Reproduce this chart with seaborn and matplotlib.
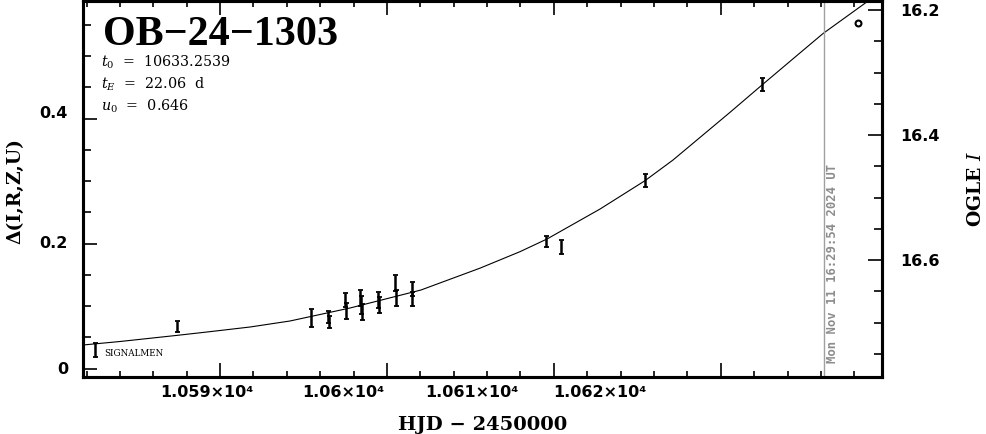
import matplotlib
matplotlib.use("Agg")
import matplotlib.pyplot as plt
import matplotlib.transforms as mtransforms
from matplotlib.ticker import MultipleLocator, FixedLocator
import seaborn as sns

# photometry: HJD-2450000, delta mag and error
obs_t = [10582.51, 10587.42, 10595.45, 10596.44, 10596.52, 10597.46, 10597.53,
         10598.39, 10598.45, 10598.51, 10599.45, 10599.50, 10600.47, 10600.52,
         10601.48, 10601.53, 10609.53, 10610.43, 10615.46, 10622.47]
obs_d = [0.0296, 0.0680, 0.0816, 0.0824, 0.0744, 0.1096, 0.0920,
         0.1128, 0.1016, 0.0904, 0.1096, 0.1016, 0.1368, 0.1128,
         0.1272, 0.1112, 0.2029, 0.1944, 0.3005, 0.4544]
obs_err = [0.0112, 0.0088, 0.0144, 0.0096, 0.0096, 0.0112, 0.0128,
           0.0128, 0.0144, 0.0128, 0.0128, 0.0128, 0.0128, 0.0128,
           0.0112, 0.0112, 0.0091, 0.0112, 0.0107, 0.0099]
# last (OGLE) point drawn as open circle
last_t = [10628.23]
last_d = [0.5523]

# model curve
curve_t = [10581.79, 10584.01, 10587.42, 10589.22, 10591.80, 10594.19, 10597.79,
           10602.04, 10605.58, 10607.97, 10609.59, 10612.77, 10615.46, 10617.14,
           10620.56, 10622.47, 10624.75, 10626.13, 10628.83, 10629.66]
curve_d = [0.0376, 0.0432, 0.0530, 0.0584, 0.0664, 0.0760, 0.0968,
           0.1256, 0.1606, 0.1869, 0.2072, 0.2552, 0.3005, 0.3336,
           0.4100, 0.4536, 0.5050, 0.5360, 0.5880, 0.6030]

now_hjd = 10626.19
now_text = "Mon Nov 11 16:29:54 2024 UT"

xticks = [10590, 10600, 10610, 10620]
xtick_text = ["1.059×10⁴", "1.06×10⁴", "1.061×10⁴", "1.062×10⁴"]
xtick_text_at = [10589.19, 10597.40, 10605.10, 10612.76]  # where the labels sit in the original
yticks = [0, 0.2, 0.4]
ytick_text = ["0", "0.2", "0.4"]
ytick_text_at = [-0.0024, 0.2, 0.408]
mag_ticks = [16.2, 16.4, 16.6]
mag_zero = 16.7736  # OGLE I = mag_zero - delta

sns.set_style("ticks")
plt.rcParams.update({"mathtext.fontset": "dejavuserif", "text.color": "black",
                     "axes.labelcolor": "black", "xtick.color": "black", "ytick.color": "black"})

fig = plt.figure(figsize=(9.86, 4.34), dpi=100)
ax = fig.add_axes([83 / 986, 57 / 434, 799 / 986, 376 / 434])

sns.lineplot(x=curve_t, y=curve_d, ax=ax, color="black", lw=0.8)
ax.errorbar(obs_t, obs_d, yerr=obs_err, fmt="none", ecolor="black",
            elinewidth=1.8, capsize=1.8, capthick=1.3)
sns.scatterplot(x=last_t, y=last_d, ax=ax, marker="o", s=18,
                facecolor="white", edgecolor="black", linewidth=1.5, zorder=5)

ax.axvline(now_hjd, color="#a0a0a0", lw=1.0)
off = mtransforms.offset_copy(ax.transData, fig=fig, x=2, y=0, units="dots")
ax.text(now_hjd, 0.0088, now_text, transform=off, rotation=90, ha="left", va="bottom",
        color="#8c8c8c", fontsize=8.8, family="DejaVu Sans Mono", fontweight="bold")

ax.set_xlim(10581.79, 10629.66)
ax.set_ylim(-0.0136, 0.588)

ax.xaxis.set_major_locator(FixedLocator(xticks))
ax.xaxis.set_minor_locator(MultipleLocator(2))
ax.yaxis.set_major_locator(FixedLocator(yticks))
ax.yaxis.set_minor_locator(MultipleLocator(0.05))
ax.set_xticklabels([])
ax.set_yticklabels([])
ax.tick_params(axis="both", which="both", direction="in", top=True, right=False, width=1.2, colors="black")
ax.tick_params(axis="x", which="major", length=10)
ax.tick_params(axis="x", which="minor", length=4.2)
ax.tick_params(axis="y", which="major", length=10)
ax.tick_params(axis="y", which="minor", length=5.7)

# tick labels, placed where the original has them
xtr = mtransforms.blended_transform_factory(ax.transData, ax.transAxes)
for pos, lab in zip(xtick_text_at, xtick_text):
    ax.text(pos, -0.0524, lab, transform=xtr, ha="center", va="baseline",
            fontsize=11.5, fontweight="bold", family="DejaVu Sans")
ytr = mtransforms.blended_transform_factory(ax.transAxes, ax.transData)
for pos, lab in zip(ytick_text_at, ytick_text):
    ax.text(-0.0188, pos, lab, transform=ytr, ha="right", va="center",
            fontsize=11.5, fontweight="bold", family="DejaVu Sans")

ax2 = ax.twinx()
ax2.set_ylim(mag_zero + 0.0136, mag_zero - 0.588)
ax2.yaxis.set_major_locator(FixedLocator(mag_ticks))
ax2.yaxis.set_minor_locator(MultipleLocator(0.05))
ax2.set_yticklabels(["16.2", "16.4", "16.6"], fontsize=11.5, fontweight="bold", family="DejaVu Sans")
ax2.tick_params(axis="y", which="both", direction="in", right=True, left=False, width=1.2, pad=13,
                colors="black")
ax2.tick_params(axis="y", which="major", length=10)
ax2.tick_params(axis="y", which="minor", length=5.7)

for a in (ax, ax2):
    for sp in a.spines.values():
        sp.set_linewidth(2.2)
        sp.set_color("black")

ax.set_ylabel("Δ(I,R,Z,U)", family="DejaVu Serif", fontweight="bold", fontsize=13.5)
ax.yaxis.set_label_coords(-0.073, 0.495)
ax2.set_ylabel("OGLE $I$", family="DejaVu Serif", fontweight="bold", fontsize=13.5)
ax2.yaxis.set_label_coords(1.106, 0.5)
ax.set_xlabel("HJD − 2450000", family="DejaVu Serif", fontweight="bold", fontsize=14, va="baseline")
ax.xaxis.set_label_coords(0.5006, -0.141)

# event name and fit parameters
ax.text(0.025, 0.883, "OB−24−1303", transform=ax.transAxes, family="Liberation Serif",
        fontweight="bold", fontsize=30.3, va="baseline")
params = ["$t_0$  =  10633.2539", "$t_E$  =  22.06  d", "$u_0$  =  0.646"]
for yy, s in zip([0.825, 0.766, 0.708], params):
    ax.text(0.0225, yy, s, transform=ax.transAxes, family="DejaVu Serif", fontsize=10.3, va="baseline")
ax.text(10583.05, 0.0248, "SIGNALMEN", family="DejaVu Serif", fontsize=6.3, va="center")

fig.savefig("out.png", dpi=100)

**Job**: Print the complete listing exactly as it stands, without its pictures.

**Response below**:
Reproduce this chart with seaborn and matplotlib.
import matplotlib
matplotlib.use("Agg")
import matplotlib.pyplot as plt
import matplotlib.transforms as mtransforms
from matplotlib.ticker import MultipleLocator, FixedLocator
import seaborn as sns

# photometry: HJD-2450000, delta mag and error
obs_t = [10582.51, 10587.42, 10595.45, 10596.44, 10596.52, 10597.46, 10597.53,
         10598.39, 10598.45, 10598.51, 10599.45, 10599.50, 10600.47, 10600.52,
         10601.48, 10601.53, 10609.53, 10610.43, 10615.46, 10622.47]
obs_d = [0.0296, 0.0680, 0.0816, 0.0824, 0.0744, 0.1096, 0.0920,
         0.1128, 0.1016, 0.0904, 0.1096, 0.1016, 0.1368, 0.1128,
         0.1272, 0.1112, 0.2029, 0.1944, 0.3005, 0.4544]
obs_err = [0.0112, 0.0088, 0.0144, 0.0096, 0.0096, 0.0112, 0.0128,
           0.0128, 0.0144, 0.0128, 0.0128, 0.0128, 0.0128, 0.0128,
           0.0112, 0.0112, 0.0091, 0.0112, 0.0107, 0.0099]
# last (OGLE) point drawn as open circle
last_t = [10628.23]
last_d = [0.5523]

# model curve
curve_t = [10581.79, 10584.01, 10587.42, 10589.22, 10591.80, 10594.19, 10597.79,
           10602.04, 10605.58, 10607.97, 10609.59, 10612.77, 10615.46, 10617.14,
           10620.56, 10622.47, 10624.75, 10626.13, 10628.83, 10629.66]
curve_d = [0.0376, 0.0432, 0.0530, 0.0584, 0.0664, 0.0760, 0.0968,
           0.1256, 0.1606, 0.1869, 0.2072, 0.2552, 0.3005, 0.3336,
           0.4100, 0.4536, 0.5050, 0.5360, 0.5880, 0.6030]

now_hjd = 10626.19
now_text = "Mon Nov 11 16:29:54 2024 UT"

xticks = [10590, 10600, 10610, 10620]
xtick_text = ["1.059×10⁴", "1.06×10⁴", "1.061×10⁴", "1.062×10⁴"]
xtick_text_at = [10589.19, 10597.40, 10605.10, 10612.76]  # where the labels sit in the original
yticks = [0, 0.2, 0.4]
ytick_text = ["0", "0.2", "0.4"]
ytick_text_at = [-0.0024, 0.2, 0.408]
mag_ticks = [16.2, 16.4, 16.6]
mag_zero = 16.7736  # OGLE I = mag_zero - delta

sns.set_style("ticks")
plt.rcParams.update({"mathtext.fontset": "dejavuserif", "text.color": "black",
                     "axes.labelcolor": "black", "xtick.color": "black", "ytick.color": "black"})

fig = plt.figure(figsize=(9.86, 4.34), dpi=100)
ax = fig.add_axes([83 / 986, 57 / 434, 799 / 986, 376 / 434])

sns.lineplot(x=curve_t, y=curve_d, ax=ax, color="black", lw=0.8)
ax.errorbar(obs_t, obs_d, yerr=obs_err, fmt="none", ecolor="black",
            elinewidth=1.8, capsize=1.8, capthick=1.3)
sns.scatterplot(x=last_t, y=last_d, ax=ax, marker="o", s=18,
                facecolor="white", edgecolor="black", linewidth=1.5, zorder=5)

ax.axvline(now_hjd, color="#a0a0a0", lw=1.0)
off = mtransforms.offset_copy(ax.transData, fig=fig, x=2, y=0, units="dots")
ax.text(now_hjd, 0.0088, now_text, transform=off, rotation=90, ha="left", va="bottom",
        color="#8c8c8c", fontsize=8.8, family="DejaVu Sans Mono", fontweight="bold")

ax.set_xlim(10581.79, 10629.66)
ax.set_ylim(-0.0136, 0.588)

ax.xaxis.set_major_locator(FixedLocator(xticks))
ax.xaxis.set_minor_locator(MultipleLocator(2))
ax.yaxis.set_major_locator(FixedLocator(yticks))
ax.yaxis.set_minor_locator(MultipleLocator(0.05))
ax.set_xticklabels([])
ax.set_yticklabels([])
ax.tick_params(axis="both", which="both", direction="in", top=True, right=False, width=1.2, colors="black")
ax.tick_params(axis="x", which="major", length=10)
ax.tick_params(axis="x", which="minor", length=4.2)
ax.tick_params(axis="y", which="major", length=10)
ax.tick_params(axis="y", which="minor", length=5.7)

# tick labels, placed where the original has them
xtr = mtransforms.blended_transform_factory(ax.transData, ax.transAxes)
for pos, lab in zip(xtick_text_at, xtick_text):
    ax.text(pos, -0.0524, lab, transform=xtr, ha="center", va="baseline",
            fontsize=11.5, fontweight="bold", family="DejaVu Sans")
ytr = mtransforms.blended_transform_factory(ax.transAxes, ax.transData)
for pos, lab in zip(ytick_text_at, ytick_text):
    ax.text(-0.0188, pos, lab, transform=ytr, ha="right", va="center",
            fontsize=11.5, fontweight="bold", family="DejaVu Sans")

ax2 = ax.twinx()
ax2.set_ylim(mag_zero + 0.0136, mag_zero - 0.588)
ax2.yaxis.set_major_locator(FixedLocator(mag_ticks))
ax2.yaxis.set_minor_locator(MultipleLocator(0.05))
ax2.set_yticklabels(["16.2", "16.4", "16.6"], fontsize=11.5, fontweight="bold", family="DejaVu Sans")
ax2.tick_params(axis="y", which="both", direction="in", right=True, left=False, width=1.2, pad=13,
                colors="black")
ax2.tick_params(axis="y", which="major", length=10)
ax2.tick_params(axis="y", which="minor", length=5.7)

for a in (ax, ax2):
    for sp in a.spines.values():
        sp.set_linewidth(2.2)
        sp.set_color("black")

ax.set_ylabel("Δ(I,R,Z,U)", family="DejaVu Serif", fontweight="bold", fontsize=13.5)
ax.yaxis.set_label_coords(-0.073, 0.495)
ax2.set_ylabel("OGLE $I$", family="DejaVu Serif", fontweight="bold", fontsize=13.5)
ax2.yaxis.set_label_coords(1.106, 0.5)
ax.set_xlabel("HJD − 2450000", family="DejaVu Serif", fontweight="bold", fontsize=14, va="baseline")
ax.xaxis.set_label_coords(0.5006, -0.141)

# event name and fit parameters
ax.text(0.025, 0.883, "OB−24−1303", transform=ax.transAxes, family="Liberation Serif",
        fontweight="bold", fontsize=30.3, va="baseline")
params = ["$t_0$  =  10633.2539", "$t_E$  =  22.06  d", "$u_0$  =  0.646"]
for yy, s in zip([0.825, 0.766, 0.708], params):
    ax.text(0.0225, yy, s, transform=ax.transAxes, family="DejaVu Serif", fontsize=10.3, va="baseline")
ax.text(10583.05, 0.0248, "SIGNALMEN", family="DejaVu Serif", fontsize=6.3, va="center")

fig.savefig("out.png", dpi=100)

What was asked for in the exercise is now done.